The introduction of the Electoral Boundaries Commission Amendment Act would make it possible for changes to provincial electoral boundaries to be considered before the next anticipated general election.
If passed, this legislation will allow for the early appointment of an Electoral Boundaries Commission. A commission’s role is to review existing electoral boundaries, hold public hearings, and make recommendations for the Legislative Assembly’s consideration.
The change in legislation was requested by Glen Resler, the Chief Electoral Officer of Alberta. It comes as a result of the 2015 general election being called a year earlier than anticipated. The early appointment of this commission would ensure there is enough time for the province’s electoral boundaries to be reviewed. Any changes to the boundaries need to be made in time for the next general election.
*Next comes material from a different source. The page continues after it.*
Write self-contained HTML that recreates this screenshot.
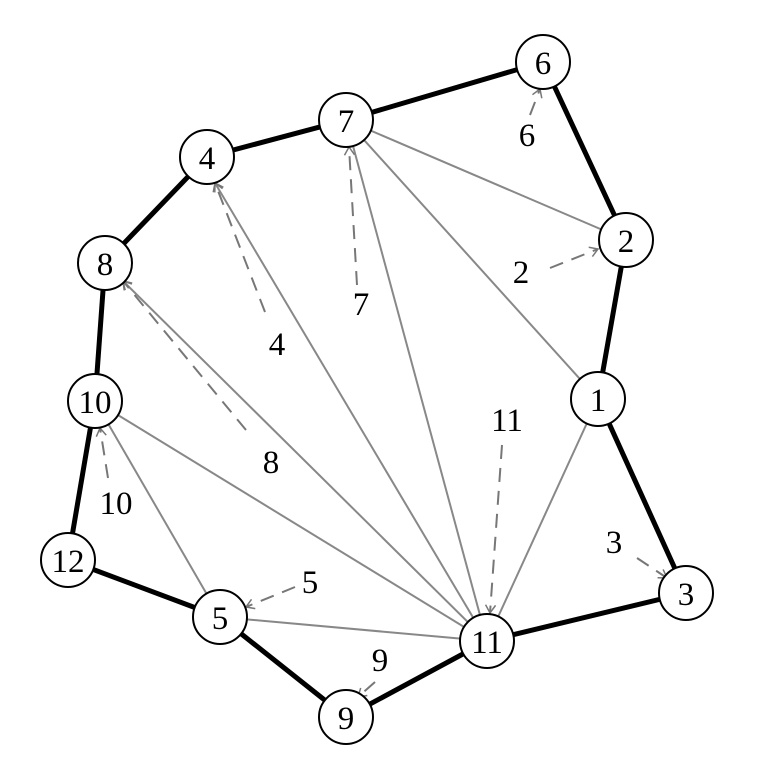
<!DOCTYPE html>
<html><head><meta charset="utf-8"><style>body{margin:0;background:#fff}</style></head><body>
<svg width="763" height="771" viewBox="0 0 763 771" xmlns="http://www.w3.org/2000/svg">
<defs>
<marker id="a" markerWidth="12" markerHeight="12" refX="10" refY="6" orient="auto" markerUnits="userSpaceOnUse">
<path d="M2,1 L10,6 L2,11" fill="none" stroke="#777" stroke-width="1.5"/></marker>
</defs>
<g stroke="#888" stroke-width="2" fill="none">
<line x1="346" y1="120" x2="626" y2="240"/>
<line x1="346" y1="120" x2="598" y2="399"/>
<line x1="346" y1="120" x2="487" y2="641"/>
<line x1="487" y1="641" x2="215" y2="183" marker-end="url(#a)"/>
<line x1="487" y1="641" x2="123" y2="281" marker-end="url(#a)"/>
<line x1="95" y1="401" x2="487" y2="641"/>
<line x1="95" y1="401" x2="220" y2="617"/>
<line x1="220" y1="617" x2="487" y2="641"/>
<line x1="598" y1="399" x2="487" y2="641"/>
</g>
<g stroke="#777" stroke-width="2" fill="none" stroke-dasharray="14,9">
<line x1="530" y1="115" x2="540" y2="89" marker-end="url(#a)"/>
<line x1="550" y1="268" x2="598" y2="249" marker-end="url(#a)"/>
<line x1="357" y1="285" x2="349" y2="147" marker-end="url(#a)"/>
<line x1="265" y1="312" x2="215" y2="183" marker-end="url(#a)"/>
<line x1="246" y1="430" x2="123" y2="281" marker-end="url(#a)"/>
<line x1="502" y1="445" x2="490" y2="613" marker-end="url(#a)"/>
<line x1="637" y1="558" x2="667" y2="578" marker-end="url(#a)"/>
<line x1="295" y1="587" x2="246" y2="607" marker-end="url(#a)"/>
<line x1="375" y1="682" x2="358" y2="697" marker-end="url(#a)"/>
<line x1="108" y1="478" x2="100" y2="428" marker-end="url(#a)"/>
</g>
<polygon points="543,62 626,240 598,399 686,593 487,641 346,717 220,617 68,560 95,401 105,263 207,157 346,120" fill="none" stroke="#000" stroke-width="5" stroke-linejoin="round"/>
<g fill="#fff" stroke="#000" stroke-width="2">
<circle cx="543" cy="62" r="27"/><circle cx="346" cy="120" r="27"/><circle cx="207" cy="157" r="27"/>
<circle cx="626" cy="240" r="27"/><circle cx="105" cy="263" r="27"/><circle cx="598" cy="399" r="27"/>
<circle cx="95" cy="401" r="27"/><circle cx="68" cy="560" r="27"/><circle cx="686" cy="593" r="27"/>
<circle cx="220" cy="617" r="27"/><circle cx="487" cy="641" r="27"/><circle cx="346" cy="717" r="27"/>
</g>
<g font-family="Liberation Serif, serif" font-size="33" text-anchor="middle" fill="#000">
<text x="543" y="74">6</text><text x="346" y="132">7</text><text x="207" y="169">4</text>
<text x="626" y="252">2</text><text x="105" y="275">8</text><text x="598" y="411">1</text>
<text x="95" y="413">10</text><text x="68" y="572">12</text><text x="686" y="605">3</text>
<text x="220" y="629">5</text><text x="487" y="653">11</text><text x="346" y="729">9</text>
<text x="527" y="146">6</text><text x="521" y="283">2</text><text x="361" y="315">7</text>
<text x="277" y="355">4</text><text x="271" y="473">8</text><text x="507" y="431">11</text>
<text x="614" y="553">3</text><text x="310" y="593">5</text><text x="380" y="671">9</text>
<text x="116" y="514">10</text>
</g>
</svg>
</body></html>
“Albertans’ Charter right to vote includes a guarantee of effective representation, which is fundamental to democracy. The early appointment of a commission will ensure this right is protected. The last electoral boundary review in Alberta occurred in 2009. As the population in Alberta has grown considerably since then, it is important that this review occur in time for any new boundaries to be established before the next general election.”
If passed, the legislation would authorize the appointment of a commission on or before October 31, 2016. Currently, a commission cannot be appointed before July 31, 2017.
Bill 7 also seeks to clarify a commission’s authority to consider recent information respecting population that is not collected on a province-wide basis, such as municipal population information. This would be used along with the federal decennial census of population conducted by Statistics Canada or a more recent province-wide census. This proposed change is supported by the Chief Electoral Officer.